How will she go about meeting these goals? The answer, perhaps, lies in her attitude toward civility and transparency. In short, she is opposed to both. Opposed? Spencer laughs, says, “I will tell you about this only if you write the full concept… not just the ‘she doesn’t believe in transparency’ part.”


She continues: “Early on here, I said to everybody, ‘I don’t believe in civility and I don’t believe in transparency.’ Of course I believe in both, but what I mean is this: Civility is important as distinct from disrespectful, rude exchange, from ideological bashing. But civility can also create a veneer of politeness that stifles important discourse. So what I love in an intellectual community, and in any community, is robust, respectful, reason-giving debate. If you have these things, you’re taking on important issues and problem-solving collectively. To me, it is great fun, and one of the surest signs of respect, to say, ‘I hear you, but I’m not sure I agree… can we talk about it this way?'”

And transparency? “Transparency suggests there are agents making decisions in one place, with others on the outside looking in.
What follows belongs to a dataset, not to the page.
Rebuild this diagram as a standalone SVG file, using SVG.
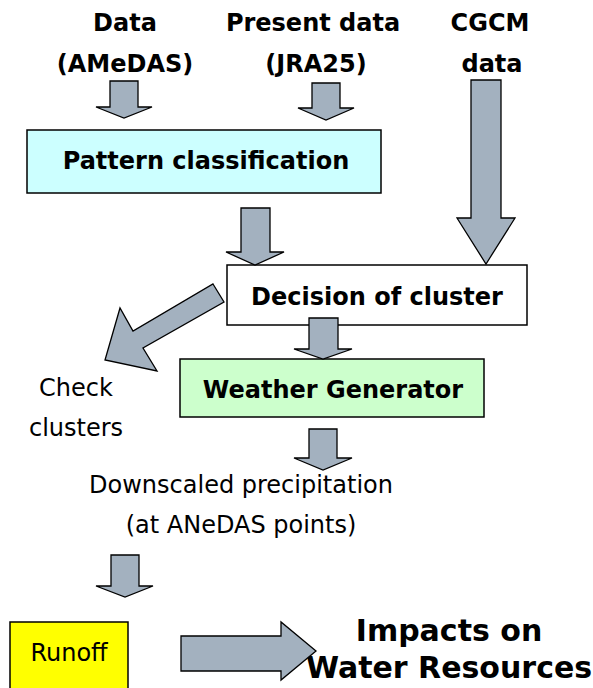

The opposite of transparency is the smoke-filled room, where you can’t see what goes into decisions, and therefore what comes out looks arbitrary and illegitimate. Transparency, of course, is better than the smoke-filled room. But what I’d rather have is a sense of shared enterprise. Where we actually work together from day one to attack the challenges and embrace opportunities that face the institution, so there’s no need for transparency. Because you’re around the table together. It’s an openness that’s much more fundamental than transparency.”

When it comes to the college’s relationship to Lewiston-Auburn, shared enterprise is particularly key: “The equivalent of the smoke-filled room is a campus with a wall around it. Transparency would be to take down the wall. But shared enterprise is to engage in community in a variety of ways.”

Bates is a national leader in community engagement, and Spencer is hopeful the school will break even more ground in the coming years. “Thirty-five percent of students work in community-based activity through courses, not just volunteer work,” Spencer says. “It puts us in a relationship of genuine mutuality with our community. The project of a liberal arts education is the development of the whole human being. It’s as much about values as it is about intellect and knowledge. So we can’t on one hand say this is what we’re about, and then turn our back and insulate ourselves from the community of which we’re a part. Community means developing empathy, a sense of common humanity, and that can’t stop at the edge of campus. This is a deep and fundamental reason why we need to engage with Lewiston-Auburn, and why it is a source of strength for us. It’s not—’we’re the privileged people coming down to bestow our beneficence on you.’ No, it’s a partnership of mutual benefit and learning.”

Although it’s only her second semester, Spencer talks about Bates with uncanny ease and fluency, as if it’s been years—not months—at this institution. She credits the strength of the Bates community for her quick learning: “There’s solidarity here. You need solidarity, and then you can have courage.” But it’s important to note that she’s been received just as warmly by the community at large. The people of Maine are “incredibly friendly—go out of their way to be helpful.”

The day after the October inauguration, Spencer found herself—as she does everyday—at the drive-thru Starbucks in Auburn. As always, she gave a polite hello to the woman in the window. But on this day, Spencer says, “The woman takes my card and hands me my latte. And then she hands me two copies of the Sun Journal, which showed my inauguration on the front page. And she said, ‘I saved these for you.'”

No gushing. No introductions. No request for an autograph. Just restrained, polite generosity.

“I thought you might like some extra copies,” the woman said.